= Task description =
Leave out the pictures and reproduce all of the data exactly.

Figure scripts

● ● ● ●

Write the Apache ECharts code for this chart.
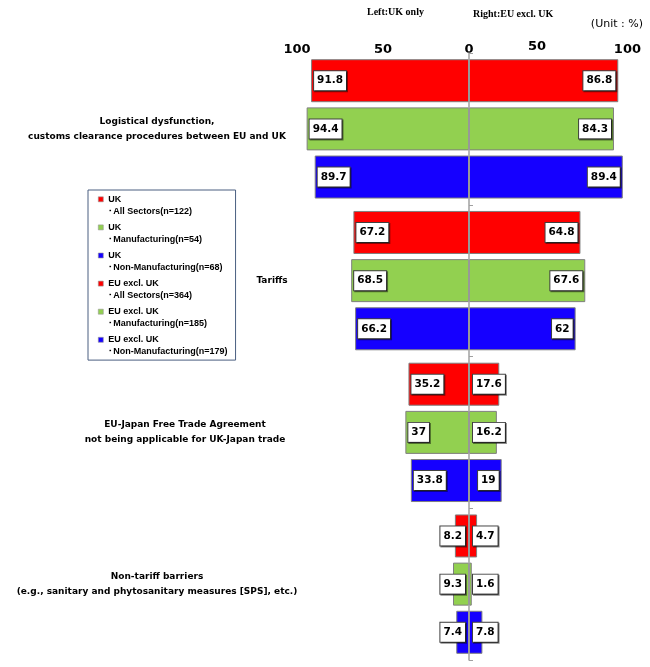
<!DOCTYPE html>
<html><head><meta charset="utf-8">
<script src="https://cdn.jsdelivr.net/npm/echarts@6/dist/echarts.min.js"></script>
<style>html,body{margin:0;padding:0;background:#fff}#c{width:650px;height:667px}</style>
</head><body><div id="c"></div>
<script>
const categories = [
  'Logistical dysfunction,\ncustoms clearance procedures between EU and UK',
  'Tariffs',
  'EU-Japan Free Trade Agreement\nnot being applicable for UK-Japan trade',
  'Non-tariff barriers\n(e.g., sanitary and phytosanitary measures [SPS], etc.)'
];
const seriesNames = [
  'UK\n･All Sectors(n=122)',
  'UK\n･Manufacturing(n=54)',
  'UK\n･Non-Manufacturing(n=68)',
  'EU excl. UK\n･All Sectors(n=364)',
  'EU excl. UK\n･Manufacturing(n=185)',
  'EU excl. UK\n･Non-Manufacturing(n=179)'
];
// Left side: UK only
const ukAll      = [91.8, 67.2, 35.2, 8.2];
const ukManu     = [94.4, 68.5, 37, 9.3];
const ukNonManu  = [89.7, 66.2, 33.8, 7.4];
// Right side: EU excl. UK
const euAll      = [86.8, 64.8, 17.6, 4.7];
const euManu     = [84.3, 67.6, 16.2, 1.6];
const euNonManu  = [89.4, 62, 19, 7.8];

const RED = '#FF0000', GREEN = '#92D050', BLUE = '#1500FF';

function items(vals, left) {
  return vals.map(v => {
    const near = v < 18;
    let pos;
    if (left) pos = near ? 'insideRight' : 'insideLeft';
    else pos = near ? 'insideLeft' : 'insideRight';
    return { value: left ? -v : v, label: { position: pos, distance: near ? 4 : 3 } };
  });
}

const labelStyle = {
  show: true,
  formatter: p => String(Math.abs(p.value)),
  fontFamily: 'DejaVu Sans',
  fontWeight: 'bold',
  fontSize: 10.5,
  lineHeight: 12,
  color: '#000',
  backgroundColor: '#fff',
  borderColor: '#404040',
  borderWidth: 1,
  padding: [4, 3, 3, 3],
  shadowColor: 'rgba(0,0,0,0.45)',
  shadowOffsetX: 1,
  shadowOffsetY: 1
};

function mk(name, vals, left, color, stack) {
  return {
    name: name,
    type: 'bar',
    stack: stack,
    yAxisIndex: 0,
    barWidth: 43,
    barGap: '12%',
    data: items(vals, left),
    itemStyle: { color: color, borderColor: '#7f7f7f', borderWidth: 1 },
    label: labelStyle,
    emphasis: { disabled: true }
  };
}

// per-category horizontal shift of the category text (rich token padding)
const catShift = { 'Tariffs': 230, 'EU-Japan': 56 };
function catFormatter(v) {
  const lines = v.split('\n');
  if (v === 'Tariffs') return '{t|' + v + '}';
  if (v.indexOf('EU-Japan') === 0) return lines.map(l => '{e|' + l + '}').join('\n');
  return v;
}

const chart = echarts.init(document.getElementById('c'), null, { renderer: 'canvas' });
chart.setOption({
  animation: false,
  backgroundColor: '#fff',
  title: [
    { text: 'Left:UK only', left: 367, top: 7, padding: 0,
      textStyle: { fontFamily: 'Liberation Serif', fontWeight: 'bold', fontSize: 10, color: '#000' } },
    { text: 'Right:EU excl. UK', left: 473, top: 9, padding: 0,
      textStyle: { fontFamily: 'Liberation Serif', fontWeight: 'bold', fontSize: 10, color: '#000' } },
    { text: '(Unit : %)', right: 7, top: 19, padding: 0,
      textStyle: { fontFamily: 'DejaVu Sans', fontWeight: 'normal', fontSize: 11, color: '#000' } }
  ],
  legend: {
    orient: 'vertical',
    left: 88, top: 190,
    padding: [3, 8, 2, 10],
    itemGap: 3.5,
    itemWidth: 5,
    itemHeight: 24,
    icon: 'path://M0,0L0,0M5,24L5,24M0,3.5L5,3.5L5,8.5L0,8.5Z',
    borderColor: '#4a5f80',
    borderWidth: 1,
    selectedMode: false,
    itemStyle: { borderWidth: 0.6, borderColor: '#999' },
    textStyle: { fontFamily: 'Liberation Sans', fontWeight: 'bold', fontSize: 9, lineHeight: 12, color: '#000' },
    data: seriesNames
  },
  grid: { left: 297, right: 9, top: 53, bottom: 7, containLabel: false },
  xAxis: {
    type: 'value', position: 'top', min: -100, max: 100, interval: 50,
    axisLine: { show: false }, axisTick: { show: false }, splitLine: { show: false },
    axisLabel: {
      margin: -3,
      alignMaxLabel: 'right',
      fontFamily: 'DejaVu Sans', fontWeight: 'bold', fontSize: 13, color: '#000',
      formatter: v => (v === 50 ? '{r|50}' : String(Math.abs(v))),
      rich: { r: { padding: [0, 36, 3, 0] } }
    }
  },
  yAxis: [
    {
      type: 'category', data: categories, inverse: true, position: 'left',
      axisLine: { show: false, onZero: false }, axisTick: { show: false },
      axisLabel: {
        margin: 140, align: 'center',
        fontFamily: 'DejaVu Sans', fontWeight: 'bold', fontSize: 9, lineHeight: 15, color: '#000',
        formatter: catFormatter,
        rich: {
          t: { padding: [0, 0, 0, catShift['Tariffs']] },
          e: { padding: [0, 0, 0, catShift['EU-Japan']] }
        }
      }
    },
    {
      type: 'category', data: categories, inverse: true, position: 'left', z: 5,
      axisLine: { show: true, onZero: true, lineStyle: { color: '#a0a0a0', width: 1.5 } },
      axisTick: { show: true, inside: true, length: 4, lineStyle: { color: '#a0a0a0' } },
      axisLabel: { show: false }
    }
  ],
  series: [
    mk(seriesNames[0], ukAll, true, RED, 'all'),
    mk(seriesNames[1], ukManu, true, GREEN, 'manu'),
    mk(seriesNames[2], ukNonManu, true, BLUE, 'non'),
    mk(seriesNames[3], euAll, false, RED, 'all'),
    mk(seriesNames[4], euManu, false, GREEN, 'manu'),
    mk(seriesNames[5], euNonManu, false, BLUE, 'non')
  ]
});
</script>
</body></html>
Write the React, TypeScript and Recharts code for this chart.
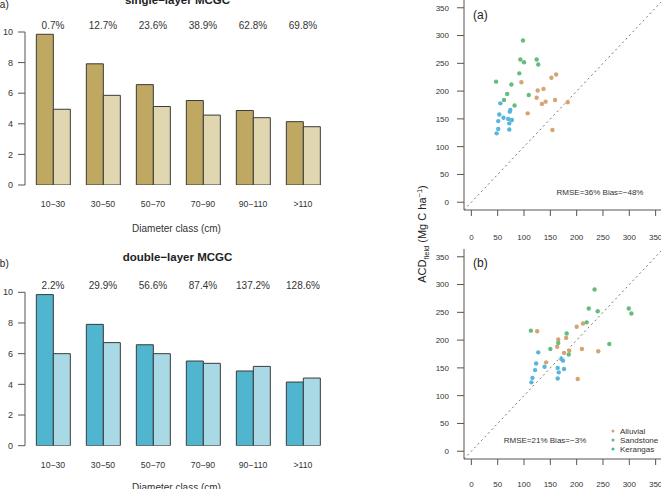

● ● ● ●

= Answer to this exercise =
Write the Apache ECharts code for this chart.
<!DOCTYPE html>
<html><head><meta charset="utf-8">
<script src="https://cdn.jsdelivr.net/npm/echarts@6/dist/echarts.min.js"></script>
<style>html,body{margin:0;padding:0;background:#fff}#c{width:650px;height:667px}</style>
</head><body><div id="c"></div>
<script>
const categories = [
  'Logistical dysfunction,\ncustoms clearance procedures between EU and UK',
  'Tariffs',
  'EU-Japan Free Trade Agreement\nnot being applicable for UK-Japan trade',
  'Non-tariff barriers\n(e.g., sanitary and phytosanitary measures [SPS], etc.)'
];
const seriesNames = [
  'UK\n･All Sectors(n=122)',
  'UK\n･Manufacturing(n=54)',
  'UK\n･Non-Manufacturing(n=68)',
  'EU excl. UK\n･All Sectors(n=364)',
  'EU excl. UK\n･Manufacturing(n=185)',
  'EU excl. UK\n･Non-Manufacturing(n=179)'
];
// Left side: UK only
const ukAll      = [91.8, 67.2, 35.2, 8.2];
const ukManu     = [94.4, 68.5, 37, 9.3];
const ukNonManu  = [89.7, 66.2, 33.8, 7.4];
// Right side: EU excl. UK
const euAll      = [86.8, 64.8, 17.6, 4.7];
const euManu     = [84.3, 67.6, 16.2, 1.6];
const euNonManu  = [89.4, 62, 19, 7.8];

const RED = '#FF0000', GREEN = '#92D050', BLUE = '#1500FF';

function items(vals, left) {
  return vals.map(v => {
    const near = v < 18;
    let pos;
    if (left) pos = near ? 'insideRight' : 'insideLeft';
    else pos = near ? 'insideLeft' : 'insideRight';
    return { value: left ? -v : v, label: { position: pos, distance: near ? 4 : 3 } };
  });
}

const labelStyle = {
  show: true,
  formatter: p => String(Math.abs(p.value)),
  fontFamily: 'DejaVu Sans',
  fontWeight: 'bold',
  fontSize: 10.5,
  lineHeight: 12,
  color: '#000',
  backgroundColor: '#fff',
  borderColor: '#404040',
  borderWidth: 1,
  padding: [4, 3, 3, 3],
  shadowColor: 'rgba(0,0,0,0.45)',
  shadowOffsetX: 1,
  shadowOffsetY: 1
};

function mk(name, vals, left, color, stack) {
  return {
    name: name,
    type: 'bar',
    stack: stack,
    yAxisIndex: 0,
    barWidth: 43,
    barGap: '12%',
    data: items(vals, left),
    itemStyle: { color: color, borderColor: '#7f7f7f', borderWidth: 1 },
    label: labelStyle,
    emphasis: { disabled: true }
  };
}

// per-category horizontal shift of the category text (rich token padding)
const catShift = { 'Tariffs': 230, 'EU-Japan': 56 };
function catFormatter(v) {
  const lines = v.split('\n');
  if (v === 'Tariffs') return '{t|' + v + '}';
  if (v.indexOf('EU-Japan') === 0) return lines.map(l => '{e|' + l + '}').join('\n');
  return v;
}

const chart = echarts.init(document.getElementById('c'), null, { renderer: 'canvas' });
chart.setOption({
  animation: false,
  backgroundColor: '#fff',
  title: [
    { text: 'Left:UK only', left: 367, top: 7, padding: 0,
      textStyle: { fontFamily: 'Liberation Serif', fontWeight: 'bold', fontSize: 10, color: '#000' } },
    { text: 'Right:EU excl. UK', left: 473, top: 9, padding: 0,
      textStyle: { fontFamily: 'Liberation Serif', fontWeight: 'bold', fontSize: 10, color: '#000' } },
    { text: '(Unit : %)', right: 7, top: 19, padding: 0,
      textStyle: { fontFamily: 'DejaVu Sans', fontWeight: 'normal', fontSize: 11, color: '#000' } }
  ],
  legend: {
    orient: 'vertical',
    left: 88, top: 190,
    padding: [3, 8, 2, 10],
    itemGap: 3.5,
    itemWidth: 5,
    itemHeight: 24,
    icon: 'path://M0,0L0,0M5,24L5,24M0,3.5L5,3.5L5,8.5L0,8.5Z',
    borderColor: '#4a5f80',
    borderWidth: 1,
    selectedMode: false,
    itemStyle: { borderWidth: 0.6, borderColor: '#999' },
    textStyle: { fontFamily: 'Liberation Sans', fontWeight: 'bold', fontSize: 9, lineHeight: 12, color: '#000' },
    data: seriesNames
  },
  grid: { left: 297, right: 9, top: 53, bottom: 7, containLabel: false },
  xAxis: {
    type: 'value', position: 'top', min: -100, max: 100, interval: 50,
    axisLine: { show: false }, axisTick: { show: false }, splitLine: { show: false },
    axisLabel: {
      margin: -3,
      alignMaxLabel: 'right',
      fontFamily: 'DejaVu Sans', fontWeight: 'bold', fontSize: 13, color: '#000',
      formatter: v => (v === 50 ? '{r|50}' : String(Math.abs(v))),
      rich: { r: { padding: [0, 36, 3, 0] } }
    }
  },
  yAxis: [
    {
      type: 'category', data: categories, inverse: true, position: 'left',
      axisLine: { show: false, onZero: false }, axisTick: { show: false },
      axisLabel: {
        margin: 140, align: 'center',
        fontFamily: 'DejaVu Sans', fontWeight: 'bold', fontSize: 9, lineHeight: 15, color: '#000',
        formatter: catFormatter,
        rich: {
          t: { padding: [0, 0, 0, catShift['Tariffs']] },
          e: { padding: [0, 0, 0, catShift['EU-Japan']] }
        }
      }
    },
    {
      type: 'category', data: categories, inverse: true, position: 'left', z: 5,
      axisLine: { show: true, onZero: true, lineStyle: { color: '#a0a0a0', width: 1.5 } },
      axisTick: { show: true, inside: true, length: 4, lineStyle: { color: '#a0a0a0' } },
      axisLabel: { show: false }
    }
  ],
  series: [
    mk(seriesNames[0], ukAll, true, RED, 'all'),
    mk(seriesNames[1], ukManu, true, GREEN, 'manu'),
    mk(seriesNames[2], ukNonManu, true, BLUE, 'non'),
    mk(seriesNames[3], euAll, false, RED, 'all'),
    mk(seriesNames[4], euManu, false, GREEN, 'manu'),
    mk(seriesNames[5], euNonManu, false, BLUE, 'non')
  ]
});
</script>
</body></html>
Write the React, TypeScript and Recharts code for this chart.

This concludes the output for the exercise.